So here’s a fun little story: In 1997, I graduated from American University Washington College of Law, a plucky little legal institution ranked #53 in the nation. Solid. Respectable. We were practically nipping at the heels of the Ivies, and they claimed the 1996 new building would get us in the top 50 and it did for like a year, a few years after I graduated.
Fast forward to 2025—we’re #104. One. Oh. Four. That’s not a ranking; that’s a fever. We even have a newer building, which isn’t helping. If the school were a person, someone would be frantically calling the nurse and asking if they’re allergic to accreditation.
Now, back in the day, I was the Executive Editor of The American Jurist. And let’s just say I had some “notes” about the administration. Polite ones. Maybe. Depending on your definition of “constructive feedback” and “wounded egos.” Anyway, my criticism was met with pearl-clutching concern that I was “hurting the school.” That students wouldn’t come to the school because of something I wrote, even if it was about one of the law journals having editors not keeping their hours.
Hurting the school?! I was 24 with a thicker hairline and a diet consisting mostly of Diet Pepsi and Met-Rx bars. And I’m the problem?
Fast forward again—27 years. I haven’t been back to the law school since 1998. Why? Because unlike The Godfather, law school sequels don’t get better with time. I kept waiting for a reason to visit. Maybe a reunion with people I liked in school, instead of the people it attracts. Maybe a plaque with my name on it. I don’t know. Something. Instead, the only thing getting dedicated is the school’s steady decline in rankings.
And you know what’s funny? No one talks about it. It’s like a legal Voldemort. “He who must not be ranked.” I mean, do you know how many law professors it takes to change a light bulb? None. They write a 90-page article in the Yale Law Journal about the metaphysics of darkness and then blame the facilities department for systemic oppression.
Here’s the real issue: law professors make terrible managers. I say this with love, but also with the kind of clarity that only comes from watching an institution slowly backslide into irrelevance like a Netflix show that peaked in Season 2. Faculty meetings are basically faculty feeeeeelings. There’s more governance structure in a PTA meeting.

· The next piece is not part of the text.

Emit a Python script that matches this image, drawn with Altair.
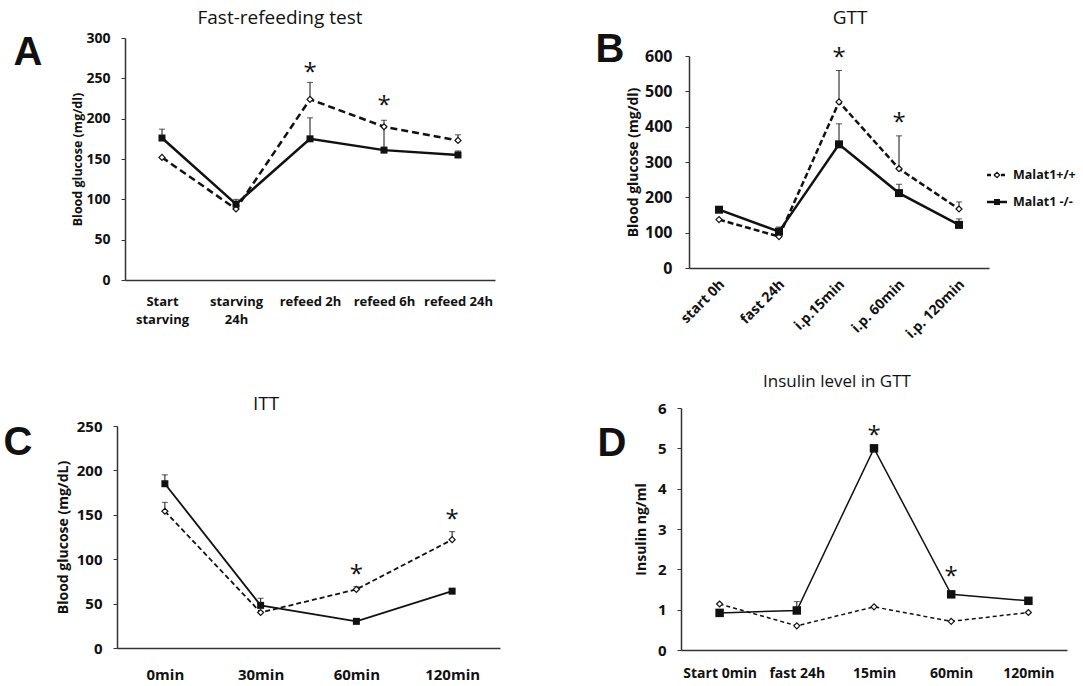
import altair as alt
import pandas as pd

# ---------------- data ----------------
GENO = ["Malat1+/+", "Malat1 -/-"]

# A: Fast-refeeding test
a_title = "Fast-refeeding test"
a_cats = ["Start|starving", "starving|24h", "refeed 2h", "refeed 6h", "refeed 24h"]
a_wt = [152, 88, 224, 190, 173]
a_wt_sem = [0, 0, 21, 8, 7]
a_ko = [176, 94, 175, 161, 155]
a_ko_sem = [11, 6, 26, 28, 5]
a_star_cats = ["refeed 2h", "refeed 6h"]
a_star_y = [264, 223]
a_yticks = [0, 50, 100, 150, 200, 250, 300]
a_ytitle = "Blood glucose (mg/dl)"

# B: GTT
b_title = "GTT"
b_cats = ["start 0h", "fast 24h", "i.p.15min", "i.p. 60min", "i.p. 120min"]
b_wt = [137, 89, 470, 281, 167]
b_wt_sem = [0, 0, 89, 93, 20]
b_ko = [165, 103, 350, 212, 122]
b_ko_sem = [0, 13, 58, 25, 17]
b_star_cats = ["i.p.15min", "i.p. 60min"]
b_star_y = [610, 426]
b_yticks = [0, 100, 200, 300, 400, 500, 600]
b_ytitle = "Blood glucose (mg/dl)"

# C: ITT
c_title = "ITT"
c_cats = ["0min", "30min", "60min", "120min"]
c_wt = [154, 40, 66, 122]
c_wt_sem = [10, 0, 3, 9]
c_ko = [185, 48, 30, 64]
c_ko_sem = [10, 8, 0, 0]
c_star_cats = ["60min", "120min"]
c_star_y = [89, 151]
c_yticks = [0, 50, 100, 150, 200, 250]
c_ytitle = "Blood glucose (mg/dL)"

# D: Insulin level in GTT
d_title = "Insulin level in GTT"
d_cats = ["Start 0min", "fast 24h", "15min", "60min", "120min"]
d_wt = [1.14, 0.60, 1.07, 0.71, 0.93]
d_wt_sem = [0, 0, 0, 0, 0]
d_ko = [0.92, 0.98, 5.0, 1.38, 1.22]
d_ko_sem = [0, 0.22, 0, 0, 0]
d_star_cats = ["15min", "60min"]
d_star_y = [5.46, 1.96]
d_yticks = [0, 1, 2, 3, 4, 5, 6]
d_ytitle = "Insulin ng/ml"

# ---------------- styling / layout ----------------
W, H = 1083, 686
FONT = "Open Sans"
INK = "#111111"
AXC = "#333333"


def make_panel(cats, wt, wt_sem, ko, ko_sem, star_cats, star_y, yticks, ytitle, cfg):
    rows = []
    for i, c in enumerate(cats):
        for g, vals, sems in ((GENO[0], wt, wt_sem), (GENO[1], ko, ko_sem)):
            rows.append({"cat": c, "idx": i, "geno": g, "v": vals[i],
                         "up": vals[i] + sems[i], "sem": sems[i]})
    df = pd.DataFrame(rows)
    stars = pd.DataFrame({"cat": star_cats, "v": star_y})

    x0, x1 = cfg["xr"]
    yb, yt = cfg["yr"]

    xkw = dict(orient="bottom", offset=yb - H, title=None, ticks=False, tickSize=0,
               domainColor=AXC, domainWidth=cfg["dw"], labelFont=FONT,
               labelFontWeight="bold", labelFontSize=cfg["xls"], labelColor=INK,
               labelPadding=cfg["xlp"], labelAngle=cfg.get("xang", 0),
               labelOverlap=False, labelLineHeight=18, grid=False,
               labelExpr="split(datum.label, '|')")
    if "xalign" in cfg:
        xkw["labelAlign"] = cfg["xalign"]
        xkw["labelBaseline"] = cfg["xbase"]
        xkw["labelOffset"] = cfg["xoff"]
    xax = alt.Axis(**xkw)
    yax = alt.Axis(orient="left", offset=-x0, values=yticks, title=ytitle,
                   titleX=cfg["ytx"] - x0, titleY=(yb + yt) / 2, titleAngle=270,
                   titleAlign="center", titleBaseline="middle", titleFont=FONT,
                   titleFontWeight="bold", titleFontSize=cfg["yts"], titleColor=INK,
                   grid=False, tickSize=4, tickColor=AXC, domainColor=AXC,
                   domainWidth=cfg["dw"], labelFont=FONT, labelFontWeight="bold",
                   labelFontSize=cfg["yls"], labelColor=INK, labelPadding=cfg["ylp"],
                   labelOverlap=False, labelFlush=False)
    xs = alt.Scale(type="point", padding=0.5, range=[x0, x1])
    ys = alt.Scale(domain=cfg["dom"], range=[yb, yt], nice=False, zero=False)

    def X():
        return alt.X("cat:N", sort=cats, scale=xs, axis=xax)

    def Y(f):
        return alt.Y(f"{f}:Q", scale=ys, axis=yax)

    base = alt.Chart(df)
    err = base.transform_filter(alt.datum.sem > 0).mark_rule(
        color=INK, strokeWidth=1).encode(x=X(), y=Y("v"), y2="up:Q")
    cap = base.transform_filter(alt.datum.sem > 0).mark_tick(
        color=INK, thickness=1, size=6, orient="horizontal").encode(x=X(), y=Y("up"))
    line_wt = base.transform_filter(alt.datum.geno == GENO[0]).mark_line(
        color=INK, strokeWidth=cfg["lw"], strokeDash=cfg["dash"]).encode(
        x=X(), y=Y("v"), order=alt.Order("idx:Q"))
    line_ko = base.transform_filter(alt.datum.geno == GENO[1]).mark_line(
        color=INK, strokeWidth=cfg["lw"]).encode(
        x=X(), y=Y("v"), order=alt.Order("idx:Q"))
    pts_wt = base.transform_filter(alt.datum.geno == GENO[0]).mark_point(
        shape="diamond", filled=True, fill="white", stroke=INK, strokeWidth=1.2,
        size=cfg["ds"], opacity=1).encode(x=X(), y=Y("v"))
    pts_ko = base.transform_filter(alt.datum.geno == GENO[1]).mark_point(
        shape="square", filled=True, color=INK, size=cfg["ss"], opacity=1).encode(
        x=X(), y=Y("v"))
    star = alt.Chart(stars).mark_text(
        text="*", font=FONT, fontSize=24, color=INK, baseline="middle", dy=6).encode(
        x=X(), y=Y("v"))
    return alt.layer(err, cap, line_wt, line_ko, pts_wt, pts_ko, star)


pA = make_panel(a_cats, a_wt, a_wt_sem, a_ko, a_ko_sem, a_star_cats, a_star_y, a_yticks, a_ytitle,
                dict(xr=[125, 495], yr=[280, 38], dom=[0, 300], dw=1.5, xls=13, xlp=15,
                     yls=14, ylp=11, ytx=77, yts=12.5, lw=2.5, dash=[7, 4], ds=36, ss=49))
pB = make_panel(b_cats, b_wt, b_wt_sem, b_ko, b_ko_sem, b_star_cats, b_star_y, b_yticks, b_ytitle,
                dict(xr=[689, 989], yr=[268, 56], dom=[0, 600], dw=1.5, xls=14, xlp=14,
                     xang=-45, xalign="right", xbase="middle", xoff=3,
                     yls=16, ylp=13, ytx=633, yts=14, lw=2.5, dash=[6, 3], ds=36, ss=64))
pC = make_panel(c_cats, c_wt, c_wt_sem, c_ko, c_ko_sem, c_star_cats, c_star_y, c_yticks, c_ytitle,
                dict(xr=[117, 500], yr=[648, 426], dom=[0, 250], dw=1.5, xls=15, xlp=19,
                     yls=15, ylp=11, ytx=63, yts=14, lw=1.8, dash=[5, 3], ds=36, ss=49))
pD = make_panel(d_cats, d_wt, d_wt_sem, d_ko, d_ko_sem, d_star_cats, d_star_y, d_yticks, d_ytitle,
                dict(xr=[681, 1067], yr=[650, 408], dom=[0, 6], dw=1.5, xls=14, xlp=16,
                     yls=15, ylp=11, ytx=641, yts=14, lw=1.5, dash=[4, 3], ds=36, ss=72))


def label(txt, x, y, size, weight="normal", font=FONT):
    return alt.Chart(pd.DataFrame({"t": [txt]})).mark_text(
        font=font, fontSize=size, fontWeight=weight, color=INK, align="center",
        baseline="middle").encode(text="t:N", x=alt.value(x), y=alt.value(y))


titles = [
    label(a_title, 280, 18, 19),
    label(b_title, 850, 18, 19),
    label(c_title, 266, 404, 19),
    label(d_title, 837, 382, 17),
    label("A", 28, 53, 40, "bold", "Liberation Sans"),
    label("B", 610, 50, 40, "bold", "Liberation Sans"),
    label("C", 18, 443, 40, "bold", "Liberation Sans"),
    label("D", 612, 444, 40, "bold", "Liberation Sans"),
]

# legend (manual, next to panel B)
leg_df = pd.DataFrame({"g": GENO})
legend = []
for i, (yy, dashed) in enumerate(((175, True), (202, False))):
    d = leg_df.iloc[[i]]
    rule_kw = dict(color=INK, strokeWidth=2.5)
    if dashed:
        rule_kw["strokeDash"] = [4, 3]
    legend.append(alt.Chart(d).mark_rule(**rule_kw).encode(
        x=alt.value(987), x2=alt.value(1007), y=alt.value(yy)))
    if dashed:
        legend.append(alt.Chart(d).mark_point(shape="diamond", filled=True, fill="white",
                                              stroke=INK, strokeWidth=1.2, size=30, opacity=1).encode(
            x=alt.value(997), y=alt.value(yy)))
    else:
        legend.append(alt.Chart(d).mark_point(shape="square", filled=True, color=INK,
                                              size=36, opacity=1).encode(
            x=alt.value(997), y=alt.value(yy)))
    legend.append(alt.Chart(d).mark_text(font=FONT, fontSize=12.5, fontWeight="bold", color=INK,
                                         align="left", baseline="middle").encode(
        text="g:N", x=alt.value(1013), y=alt.value(yy)))

chart = alt.layer(pA, pB, pC, pD, *titles, *legend).resolve_scale(
    x="independent", y="independent").resolve_axis(
    x="independent", y="independent").properties(
    width=W, height=H, autosize=alt.AutoSizeParams(type="none"), padding=0,
    background="white").configure_view(stroke=None)

chart.save("out.html", embed_options={"renderer": "svg", "actions": False})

And let’s not even talk about alumni. We’re ghosts. Spectral figures. We show up when you want a check, and even then we have to be seduced with Latin inscriptions and branded pens. But if you see reunions and donation checks, the alumni is invisible. In the end, so many of the things I said 27 years ago, resonate today, and guys at the law school who could have made a difference are dead or in Congress (Hi, Jamin Raskin, I remember when his real name was Jamin and his hair was way thinner and now it’s thicker than mine).